The information in the Schedule14D-9, including all exhibits and annexes that were previously filed with the Schedule14D-9, is incorporated in this Amendment No. 14 by reference, except that such information is hereby amended or supplemented to the extent specifically provided herein. Capitalized terms used herein and not defined shall have the meanings ascribed to them in the Schedule14D-9 and page number references herein refer to the Schedule14D-9.
Item 8. Additional Information
| 1. | Item 8 of the Schedule14D-9 is hereby amended and supplemented by replacing the subsection titled “Other Antitrust Approvals” in its entirety with the following: |
“Other Antitrust Approvals
Under the antitrust or merger control statutes or regulations of certain foreign countries, certain acquisition transactions require the filing of information with, or the obtaining of the approval of, antitrust or competition authorities therein. The Company does not believe that Merger Sub’s acquisition of Shares pursuant to the Offer or the Merger is subject to such requirements.

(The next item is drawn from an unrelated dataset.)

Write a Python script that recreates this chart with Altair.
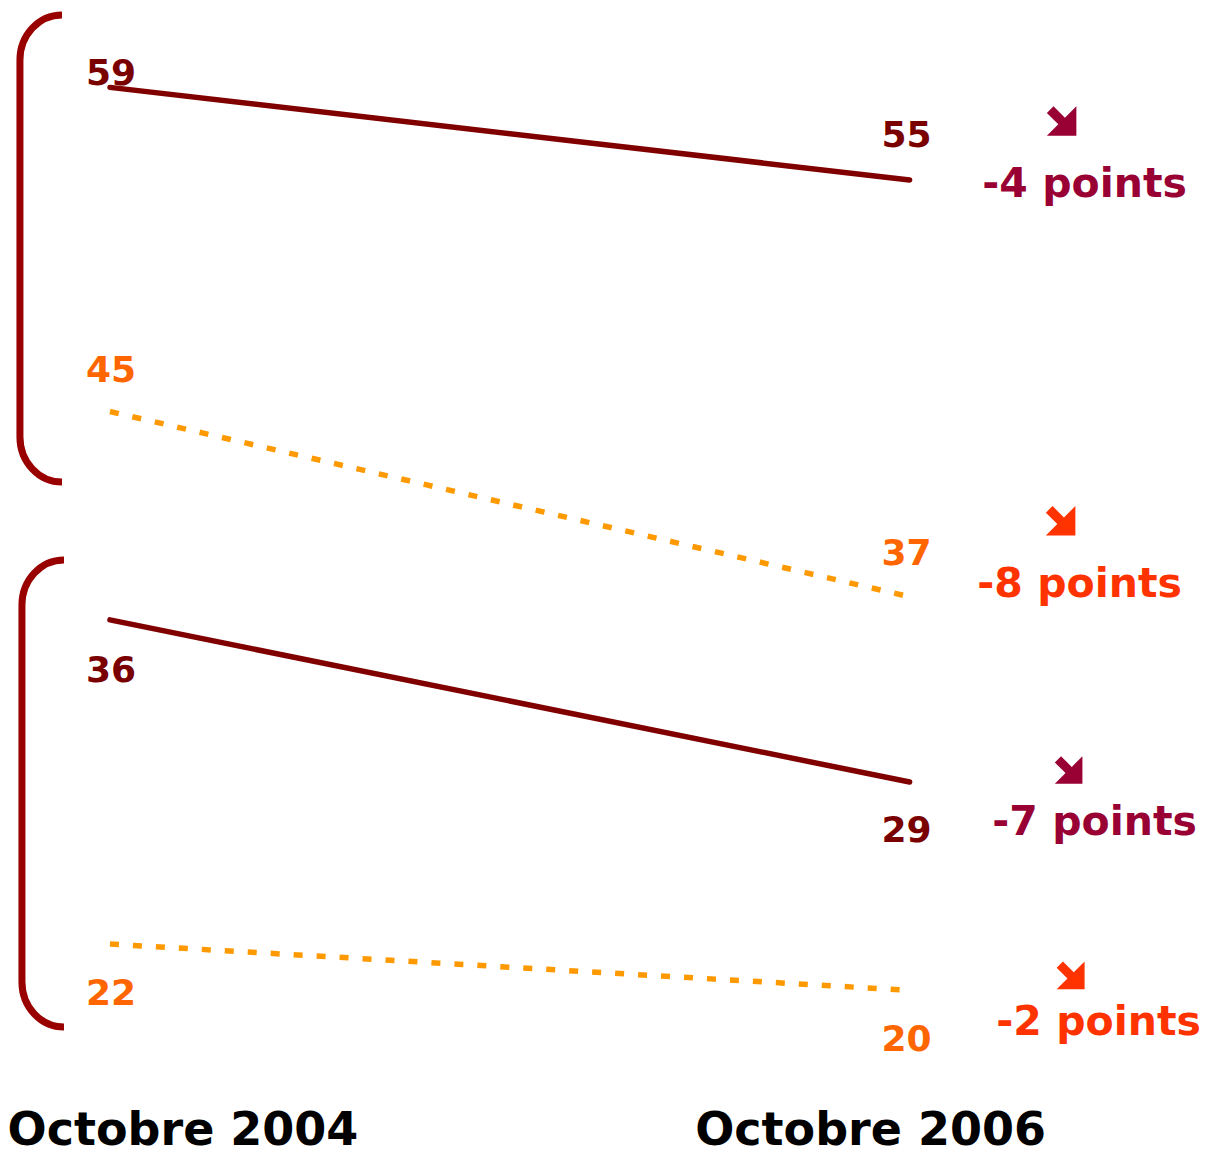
import altair as alt
import pandas as pd

# ---- data ----
periods = ["Octobre 2004", "Octobre 2006"]
series = ["S1", "S2", "S3", "S4"]
groups = ["G1", "G1", "G2", "G2"]
values_2004 = [59, 45, 36, 22]
values_2006 = [55, 37, 29, 20]
changes = ["-4 points", "-8 points", "-7 points", "-2 points"]

rows = []
for s, g, a, b in zip(series, groups, values_2004, values_2006):
    rows.append({"series": s, "group": g, "period": periods[0], "pos": 0, "value": a})
    rows.append({"series": s, "group": g, "period": periods[1], "pos": 1, "value": b})
long_df = pd.DataFrame(rows)
wide_df = pd.DataFrame({"series": series, "group": groups, "v2004": values_2004,
                        "v2006": values_2006, "change": changes})
group_df = (wide_df.groupby("group")
            .agg(top=("v2004", "first"), bottom=("v2004", "last"))
            .reset_index())
group_df["mid"] = (group_df["top"] + group_df["bottom"]) / 2
period_df = pd.DataFrame({"period": periods, "pos": [0, 1]})

# ---- styles ----
FONT = "DejaVu Sans"
DARK = "#800000"
DARK_LABEL = "#7A0000"
ORANGE_LINE = "#FF9900"
ORANGE_LABEL = "#FF6600"
CRIMSON = "#990033"
RED_ORANGE = "#FF3300"
BRACKET_COLOR = "#990000"

xscale = alt.Scale(domain=[-0.1275, 1.366875], nice=False, zero=False)
yscale = alt.Scale(domain=[12.889, 62.429], nice=False, zero=False)

def X(field="pos"):
    return alt.X(f"{field}:Q", scale=xscale, axis=None)

def Y(field="value"):
    return alt.Y(f"{field}:Q", scale=yscale, axis=None)

layers = []

# lines
solid = (alt.Chart(long_df)
         .transform_filter(alt.FieldOneOfPredicate(field="series", oneOf=["S1", "S3"]))
         .mark_line(color=DARK, strokeWidth=5.5, strokeCap="round")
         .encode(x=X(), y=Y(), detail="series:N"))
dotted = (alt.Chart(long_df)
          .transform_filter(alt.FieldOneOfPredicate(field="series", oneOf=["S2", "S4"]))
          .mark_line(color=ORANGE_LINE, strokeWidth=5.5, strokeDash=[9, 14])
          .encode(x=X(), y=Y(), detail="series:N"))
layers += [solid, dotted]

# value labels (dx, dy per series / period)
label_style = {
    ("S1", 0): (1, -2, DARK_LABEL), ("S1", 1): (-3, -33, DARK_LABEL),
    ("S2", 0): (1, -30, ORANGE_LABEL), ("S2", 1): (-3, -32, ORANGE_LABEL),
    ("S3", 0): (1, 62, DARK_LABEL), ("S3", 1): (-3, 60, DARK_LABEL),
    ("S4", 0): (1, 61, ORANGE_LABEL), ("S4", 1): (-3, 61, ORANGE_LABEL),
}
for (s, p), (dx, dy, col) in label_style.items():
    layers.append(
        alt.Chart(long_df)
        .transform_filter((alt.datum.series == s) & (alt.datum.pos == p))
        .mark_text(font=FONT, fontWeight="bold", fontSize=36, color=col,
                   align="center", baseline="alphabetic", dx=dx, dy=dy)
        .encode(x=X(), y=Y(), text="value:Q")
    )

# change annotations + arrows
ARROW = "M1,-1 L1,1 L-1,1 L-0.225,0.225 L-1,-0.55 L-0.55,-1 L0.225,-0.225 Z"
change_style = {
    "S1": dict(dx=175, dy=17, col=CRIMSON, ax=152, ay=-59, size=870),
    "S2": dict(dx=170, dy=0, col=RED_ORANGE, ax=151, ay=-76, size=870),
    "S3": dict(dx=185, dy=53, col=CRIMSON, ax=159, ay=-12, size=760),
    "S4": dict(dx=189, dy=45, col=RED_ORANGE, ax=161, ay=-15, size=780),
}
for s, st in change_style.items():
    base = (alt.Chart(wide_df)
            .transform_filter(alt.datum.series == s)
            .transform_calculate(pos="1"))
    layers.append(
        base.mark_text(font=FONT, fontWeight="bold", fontSize=41, color=st["col"],
                       align="center", baseline="alphabetic", dx=st["dx"], dy=st["dy"])
        .encode(x=X(), y=Y("v2006"), text="change:N")
    )
    layers.append(
        base.mark_point(shape=ARROW, filled=True, size=st["size"], color=st["col"],
                        opacity=1, strokeWidth=0, xOffset=st["ax"], yOffset=st["ay"])
        .encode(x=X(), y=Y("v2006"))
    )

# brackets grouping the series
BRACKET = ("M0.09,-1 C-0.0094,-1 -0.09,-0.9136 -0.09,-0.807 "
           "L-0.09,0.807 C-0.09,0.9136 -0.0094,1 0.09,1")
bracket_style = {"G1": (-69, -1), "G2": (-67, 11.5)}
for g, (ox, oy) in bracket_style.items():
    layers.append(
        alt.Chart(group_df)
        .transform_filter(alt.datum.group == g)
        .transform_calculate(pos="0")
        .mark_point(shape=BRACKET, filled=False, size=467 * 467, color=BRACKET_COLOR,
                    strokeWidth=7, opacity=1, xOffset=ox, yOffset=oy)
        .encode(x=X(), y=Y("mid"))
    )

# period labels
period_dx = {0: 73, 1: -39}
for p, dx in period_dx.items():
    layers.append(
        alt.Chart(period_df)
        .transform_filter(alt.datum.pos == p)
        .mark_text(font=FONT, fontWeight="bold", fontSize=46, color="black",
                   align="center", baseline="alphabetic", dx=dx)
        .encode(x=X(), y=alt.value(1137), text="period:N")
    )

chart = (alt.layer(*layers)
         .properties(width=1195, height=1147, padding=0, autosize="none",
                     background="white")
         .configure_view(stroke=None))

chart.save("out.html", embed_options={"renderer": "svg", "actions": False})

On June 10, 2019, Roche Holdings announced that the UK Competition and Markets Authority (the “CMA”) opened an investigation in order to obtain further information in relation to Merger Sub’s proposed acquisition of the Shares pursuant to the Offer and the Merger. Pending the outcome of its investigation, the CMA issued an Initial Enforcement Order (the “IEO”) that would require Roche Holdings to hold separate the Company’s business upon closing of the transaction. On October 18, 2019, Roche Holdings notified its proposed acquisition of the Company to the CMA for merger clearance by submitting a merger notice to the CMA. The CMA had an initial period of 40 business days (“Phase 1”) following receipt of a satisfactory submission in which to issue its decision. On October 21, 2019, the CMA published a commencement notice confirming that its Phase 1 review would commence on October 22, 2019. The Phase 1 review period was scheduled to end on December 16, 2019. On December 16, 2019, the CMA announced that it has unconditionally cleared Roche Holdings’ proposed acquisition of the Company; and, as a result, the IEO automatically and immediately ceased to be in force.

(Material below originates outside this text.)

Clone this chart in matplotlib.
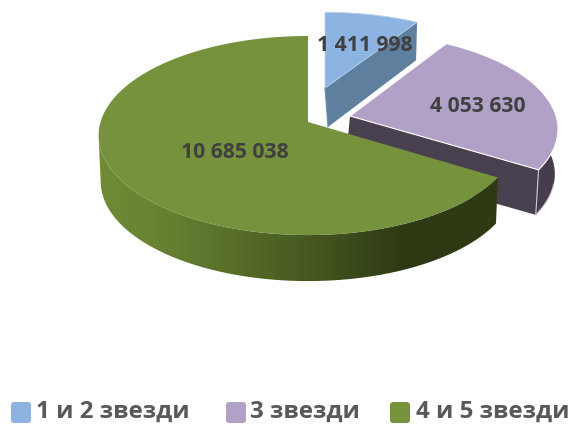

On December 16, 2019, Roche Holdings issued a media release announcing the clearance by the CMA. The full text of the press release is attached as Exhibit (a)(5)(xxix) to the Schedule TO and is incorporated herein by reference.

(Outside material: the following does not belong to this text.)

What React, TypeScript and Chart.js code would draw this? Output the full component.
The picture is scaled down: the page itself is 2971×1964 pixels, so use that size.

The Company is not aware of any other filings, approvals or other actions by or with any governmental authority or administrative or regulatory agency (other than the foregoing filings under the HSR Act, consents as may be required by federal or state securities laws, and the filing and recordation of the certificate of merger with the Secretary of State of the State of Delaware and such filings with any other governmental authorities to satisfy the applicable laws of states and foreign jurisdictions in which the Company is qualified to do business) that would be required for Roche Holdings’ or Merger Sub’s acquisition of the Shares pursuant to the Offer or the Merger.”